All cryptocurrencies are digital, but not all digital currencies are cryptocurrencies. This distinction is vital.
Deconstructing Blockchain Technology
Blockchain is a distributed ledger technology (DLT) recording transactions across a computer network. It’s a growing list of cryptographically linked “blocks.” Key characteristics:
- Decentralization: No single entity controls; participants collectively validate.
- Immutability: Recorded transactions are extremely difficult to alter, creating permanent records.
- Transparency: Public blockchain transactions are visible to all (identities can be pseudonymous).
- Security: Cryptographic principles make the ledger highly resistant to tampering.
- Consensus: Protocols (Proof-of-Work/Stake) ensure agreement on new blocks and transaction validity without central authority.
Blockchain’s core idea: timestamping and recording data for transparency and accuracy.
The Indispensable Link: Cryptocurrencies and Blockchain
Cryptocurrencies and blockchain share an undeniable symbiotic relationship. Bitcoin, the first cryptocurrency, was designed for blockchain, creating a “peer-to-peer electronic cash system” without intermediaries. Blockchain provides its core infrastructure:
- Transaction Recording: Every Bitcoin transaction logs on its blockchain.
- Ownership Verification: Blockchain publicly verifies Bitcoin ownership.
- Issuance/Scarcity: New bitcoins “mined” per protocol rules, ensuring scarcity.
- Security/Trust: Decentralized, immutable blockchain ensures secure, irreversible transactions, removing third-party reliance.
Ethereum, another major cryptocurrency, uses its own blockchain.
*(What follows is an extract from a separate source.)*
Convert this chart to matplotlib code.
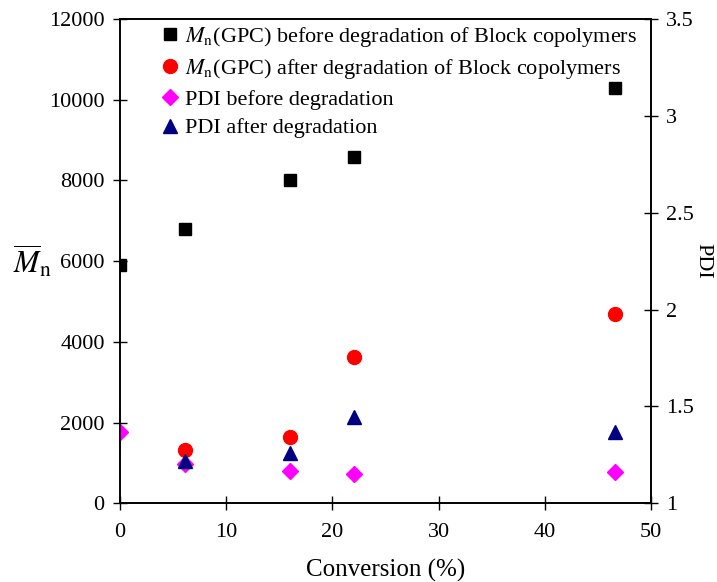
import matplotlib
matplotlib.use("Agg")
import matplotlib.pyplot as plt

plt.rcParams['font.family'] = ['Liberation Serif', 'DejaVu Serif']
plt.rcParams['mathtext.fontset'] = 'stix'

conversion = [0, 6.1, 16, 22, 46.6]
mn_before = [5900, 6800, 8000, 8580, 10300]
conv_after = [6.1, 16, 22, 46.6]
mn_after = [1320, 1650, 3630, 4700]
pdi_before = [1.37, 1.203, 1.168, 1.15, 1.16]
pdi_after = [1.218, 1.258, 1.447, 1.367]

labels = [r"$M_\mathrm{n}$(GPC) before degradation of Block copolymers",
          r"$M_\mathrm{n}$(GPC) after degradation of Block copolymers",
          "PDI before degradation",
          "PDI after degradation"]

fig = plt.figure(figsize=(7.17, 5.82), dpi=100)
ax = fig.add_axes([0.1674, 0.1352, 0.908 - 0.1674, 0.9674 - 0.1352])
ax2 = ax.twinx()

h1, = ax.plot(conversion, mn_before, linestyle='none', marker='s', color='black', markersize=9, label=labels[0])
h2, = ax.plot(conv_after, mn_after, linestyle='none', marker='o', color='red', markersize=10, label=labels[1])
h3, = ax2.plot(conversion, pdi_before, linestyle='none', marker='D', color='magenta', markersize=8, label=labels[2])
h4, = ax2.plot(conv_after, pdi_after, linestyle='none', marker='^', color='navy', markersize=10.5, label=labels[3])

ax.set_xlim(0, 50)
ax.set_ylim(0, 12000)
ax2.set_ylim(1, 3.5)
ax.set_xticks([0, 10, 20, 30, 40, 50])
ax.set_yticks(range(0, 12001, 2000))
ax2.set_yticks([1, 1.5, 2, 2.5, 3, 3.5])
ax2.set_yticklabels(['1', '1.5', '2', '2.5', '3', '3.5'])

for a in (ax, ax2):
    a.tick_params(direction='inout', length=10, width=1, labelsize=16)
    for s in a.spines.values():
        s.set_linewidth(1.2)
ax.tick_params(axis='x', pad=9)
ax.tick_params(axis='y', pad=6)
ax2.tick_params(axis='y', pad=6)

ax.set_xlabel("Conversion (%)", fontsize=18, labelpad=12)
ax.set_ylabel(r"$\overline{M}_\mathrm{n}$", fontsize=22, rotation=0, labelpad=12, va='center')
ax2.set_ylabel("PDI", fontsize=16, rotation=270, labelpad=6, va='center')

fig.legend(handles=[h1, h2, h3, h4], labels=labels, loc='upper left',
           bbox_to_anchor=(0.207, 0.972), frameon=False, fontsize=16,
           handletextpad=0.15, handlelength=1.1, labelspacing=0.36, borderaxespad=0)

fig.savefig("out.png", dpi=100)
It introduced “smart contracts” – self-executing code – expanding blockchain’s utility beyond currency to decentralized applications (dApps) and other digital assets.
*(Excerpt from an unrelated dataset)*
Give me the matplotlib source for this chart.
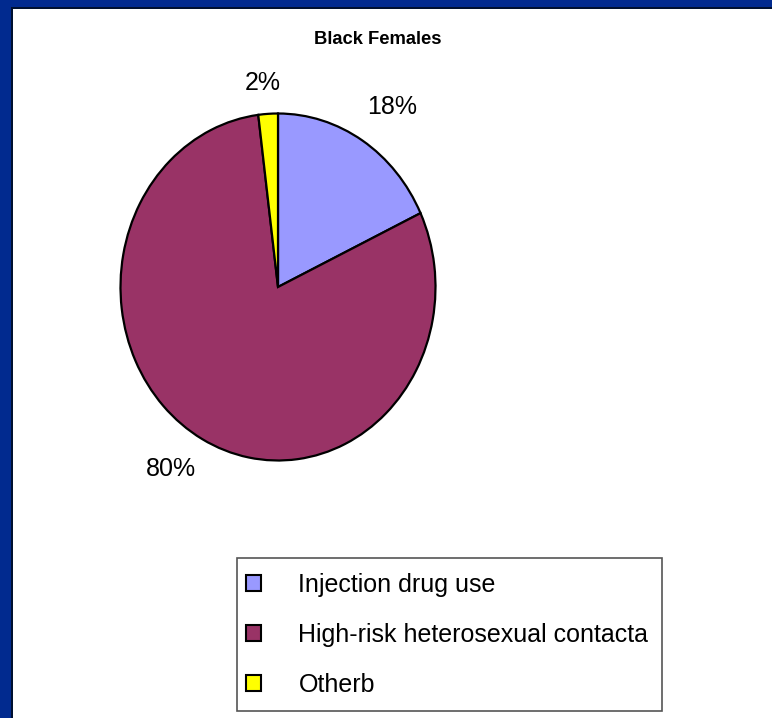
import numpy as np
import matplotlib.pyplot as plt
from matplotlib.patches import Rectangle

categories = ["Injection drug use", "High-risk heterosexual contacta", "Otherb"]
values = [18, 80, 2]
colors = ["#9999FF", "#993366", "#FFFF00"]

plt.rcParams['font.family'] = ['Liberation Sans', 'DejaVu Sans']

W, H = 772, 718
fig = plt.figure(figsize=(W / 100, H / 100), dpi=100)
fig.patch.set_facecolor("#012A8F")

# white slide panel with dark shadow edge
fig.patches.append(Rectangle((11 / W, 0), 1, (H - 7) / H, transform=fig.transFigure,
                             facecolor="#001030", edgecolor="none", zorder=-2))
fig.patches.append(Rectangle((13 / W, 0), 1, (H - 9) / H, transform=fig.transFigure,
                             facecolor="white", edgecolor="none", zorder=-1))

fig.text(378 / W, 1 - 40 / H, "Black Females", ha="center", va="center",
         fontsize=13.2, fontweight="bold")

cx, cy, rx, ry = 278, 287, 157.5, 173.5
ax = fig.add_axes([(cx - rx) / W, 1 - (cy + ry) / H, 2 * rx / W, 2 * ry / H])
ax.set_zorder(1)
wedges, texts, autotexts = ax.pie(values, colors=colors, startangle=90, counterclock=False,
                                  autopct='%1.0f%%', pctdistance=1.24,
                                  wedgeprops=dict(edgecolor="black", linewidth=1.6),
                                  textprops=dict(fontsize=18))
ax.set_aspect("auto")
ax.set_xlim(-1.0, 1.0)
ax.set_ylim(-1.0, 1.0)
for t in texts:
    t.set_text("")

# label placement is a bit irregular in the original
label_dist = [1.265, 1.25, 1.18]
label_shift = [-2.6, -4.0, 1.0]
for w, t, d, s in zip(wedges, autotexts, label_dist, label_shift):
    a = np.deg2rad((w.theta1 + w.theta2) / 2 + s)
    t.set_position((d * np.cos(a), d * np.sin(a)))

# legend box
fig.patches.append(Rectangle((237 / W, 1 - 711 / H), (662 - 237) / W, (711 - 558) / H,
                             transform=fig.transFigure, facecolor="white",
                             edgecolor="#555555", linewidth=1.2, zorder=1))
leg = fig.legend(wedges, categories, loc="upper left",
                 bbox_to_anchor=(246 / W, 1 - 573 / H),
                 fontsize=18, frameon=False, borderpad=0, labelspacing=1.03,
                 handlelength=0.6, handleheight=0.6, handletextpad=1.5,
                 borderaxespad=0)
leg.set_zorder(2)
for h in leg.legend_handles:
    h.set_linewidth(1.5)

fig.savefig("out.png", dpi=100, facecolor=fig.get_facecolor())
Blockchain’s Role in Other Digital Currencies
While cryptocurrencies are blockchain-based, its adoption by other digital currencies varies:
- Central Bank Digital Currencies (CBDCs): Governments explore CBDCs. Some might use blockchain/DLT for issuance or settlement, but traditional centralized databases are also an option, especially if central banks prioritize full control. DLT offers benefits (efficiency, resilience, privacy) but isn’t a universal requirement.
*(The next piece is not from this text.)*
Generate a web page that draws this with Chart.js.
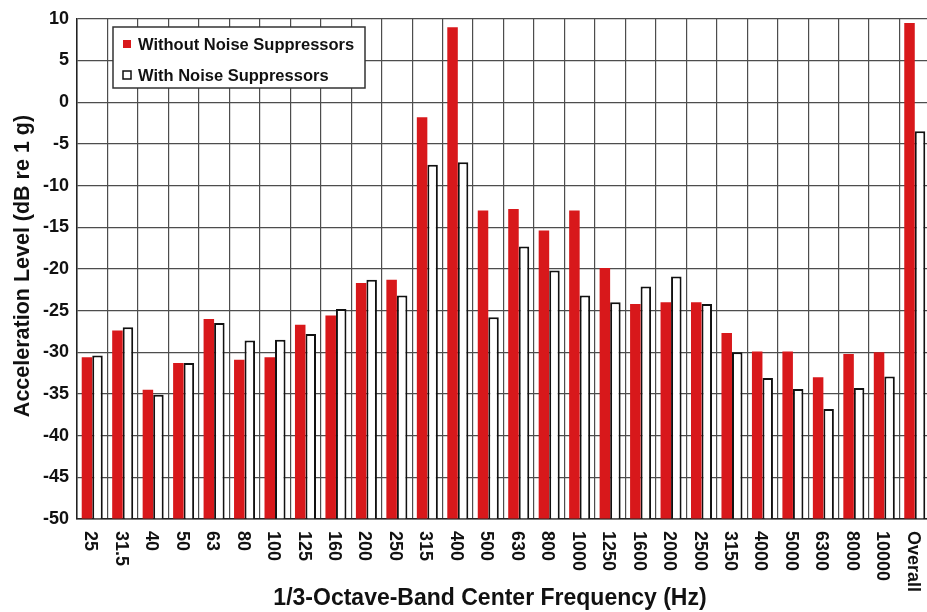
<!DOCTYPE html>
<html lang="en">
<head>
    <meta charset="UTF-8">
    <title>Acceleration Level by 1/3-Octave Band</title>
    <script src="https://cdn.jsdelivr.net/npm/chart.js"></script>
    <style>
        html, body { margin: 0; padding: 0; background: #fff; overflow: hidden; }
        #wrap { width: 932px; height: 612px; }
    </style>
</head>
<body>
    <div id="wrap"><canvas id="bandChart" width="932" height="612"></canvas></div>

    <script>
        // --- data ---
        const bands = ['25', '31.5', '40', '50', '63', '80', '100', '125', '160', '200', '250', '315', '400',
            '500', '630', '800', '1000', '1250', '1600', '2000', '2500', '3150', '4000', '5000', '6300',
            '8000', '10000', 'Overall'];
        const withoutSuppressors = [-30.6, -27.4, -34.5, -31.3, -26.0, -30.9, -30.6, -26.7, -25.6, -21.7, -21.3,
            -1.8, 9.0, -13.0, -12.8, -15.4, -13.0, -19.9, -24.2, -24.0, -24.0, -27.7, -29.9, -29.9, -33.0,
            -30.2, -30.0, 9.5];
        const withSuppressors = [-30.4, -27.0, -35.1, -31.3, -26.5, -28.6, -28.5, -27.8, -24.8, -21.3, -23.2,
            -7.5, -7.2, -25.8, -17.3, -20.2, -23.2, -24.0, -22.1, -20.9, -24.2, -30.0, -33.1, -34.4, -36.8,
            -34.3, -32.9, -3.5];
        const seriesNames = ['Without Noise Suppressors', 'With Noise Suppressors'];
        const yMin = -50, yMax = 10, yStep = 5;
        const yTitle = 'Acceleration Level (dB re 1 g)';
        const xTitle = '1/3-Octave-Band Center Frequency (Hz)';

        const FONT = "'Liberation Sans', Arial, sans-serif";
        const RED = '#d8181b';
        const INK = '#111';
        const GRID = '#4d4d4d';

        // draws the clockwise-rotated band labels, the axis titles and the legend box
        const decorations = {
            id: 'decorations',
            afterDraw(chart) {
                const ctx = chart.ctx;
                const xs = chart.scales.x;
                ctx.save();
                ctx.fillStyle = INK;

                ctx.font = 'bold 18px ' + FONT;
                ctx.textAlign = 'left';
                ctx.textBaseline = 'middle';
                bands.forEach((b, i) => {
                    ctx.save();
                    ctx.translate(xs.getPixelForValue(i) - 2, 531);
                    ctx.rotate(Math.PI / 2);
                    ctx.fillText(b, 0, 0);
                    ctx.restore();
                });

                ctx.font = 'bold 23px ' + FONT;
                ctx.textAlign = 'center';
                ctx.textBaseline = 'alphabetic';
                ctx.fillText(xTitle, 490, 605);

                ctx.save();
                ctx.font = 'bold 21.5px ' + FONT;
                ctx.translate(29, 266);
                ctx.rotate(-Math.PI / 2);
                ctx.fillText(yTitle, 0, 0);
                ctx.restore();

                // legend
                ctx.fillStyle = '#fff';
                ctx.fillRect(113, 27, 252, 61);
                ctx.strokeStyle = '#333';
                ctx.lineWidth = 1.5;
                ctx.strokeRect(113, 27, 252, 61);

                const ds = chart.data.datasets;
                const rows = [44, 75];
                ctx.font = 'bold 16.5px ' + FONT;
                ctx.textAlign = 'left';
                ctx.textBaseline = 'middle';
                ds.forEach((d, i) => {
                    const y = rows[i];
                    ctx.fillStyle = d.backgroundColor;
                    ctx.fillRect(123, y - 4, 8, 8);
                    if (d.borderWidth) {
                        ctx.strokeStyle = d.borderColor;
                        ctx.lineWidth = 1.5;
                        ctx.strokeRect(123, y - 4, 8, 8);
                    }
                    ctx.fillStyle = INK;
                    ctx.fillText(d.label, 138, y + 1);
                });
                ctx.restore();
            }
        };

        new Chart(document.getElementById('bandChart'), {
            type: 'bar',
            data: {
                labels: bands,
                datasets: [
                    { label: seriesNames[0], data: withoutSuppressors, backgroundColor: RED, borderWidth: 0, base: yMin },
                    { label: seriesNames[1], data: withSuppressors, backgroundColor: '#fff', borderColor: INK, borderWidth: 2, base: yMin }
                ]
            },
            options: {
                responsive: false,
                animation: false,
                layout: { padding: { top: 14, right: 2, left: 0, bottom: 0 } },
                datasets: { bar: { categoryPercentage: 0.69, barPercentage: 1 } },
                plugins: { legend: { display: false }, tooltip: { enabled: false } },
                scales: {
                    x: {
                        grid: { color: GRID, lineWidth: 1.2, drawTicks: false, offset: true },
                        border: { color: '#222', width: 1.5 },
                        ticks: { display: false },
                        afterFit(s) { s.height = 93; }
                    },
                    y: {
                        min: yMin, max: yMax,
                        grid: { color: GRID, lineWidth: 1.2, drawTicks: false },
                        border: { color: '#222', width: 1.5 },
                        ticks: { stepSize: yStep, padding: 8, color: INK, font: { family: FONT, size: 18, weight: 'bold' } },
                        afterFit(s) { s.width = 77; }
                    }
                }
            },
            plugins: [decorations]
        });
    </script>
</body>
</html>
- Stablecoins: These cryptocurrencies minimize volatility by pegging value to assets like the US dollar. They almost always build on existing public blockchains (e.g., Ethereum) for security and network effects (e.g., Tether, USD Coin).
- Private/Enterprise Blockchains: Companies use private blockchains for internal digital asset management, supply chain finance, or inter-organizational payments. These represent digital currencies within closed ecosystems.
Advantages Blockchain Brings to Digital Currency
Blockchain offers several key advantages for digital currencies:
- Enhanced Security: Cryptographic hashing and distributed nature make the ledger highly resistant to fraud and cyberattacks.
- Transparency: Public blockchains provide visible transactions, ensuring unprecedented transparency and easy auditing.
- Decentralization: For cryptocurrencies, this means no single point of failure, fostering financial inclusion.
- Efficiency: Removing intermediaries streamlines transactions, reducing costs and settlement times.
- Immutability: Validated transactions become a permanent part of the chain, preventing ownership disputes.
For cryptocurrencies, blockchain is foundational; the answer is a definite “yes.” For other digital currencies like CBDCs or enterprise assets, blockchain offers an optional, powerful framework with significant benefits in security, transparency, and efficiency. As the digital economy evolves, blockchain’s innovative capabilities are recognized as a cornerstone for the future of money, promising a more secure, transparent, and inclusive financial system for everyone, starting today.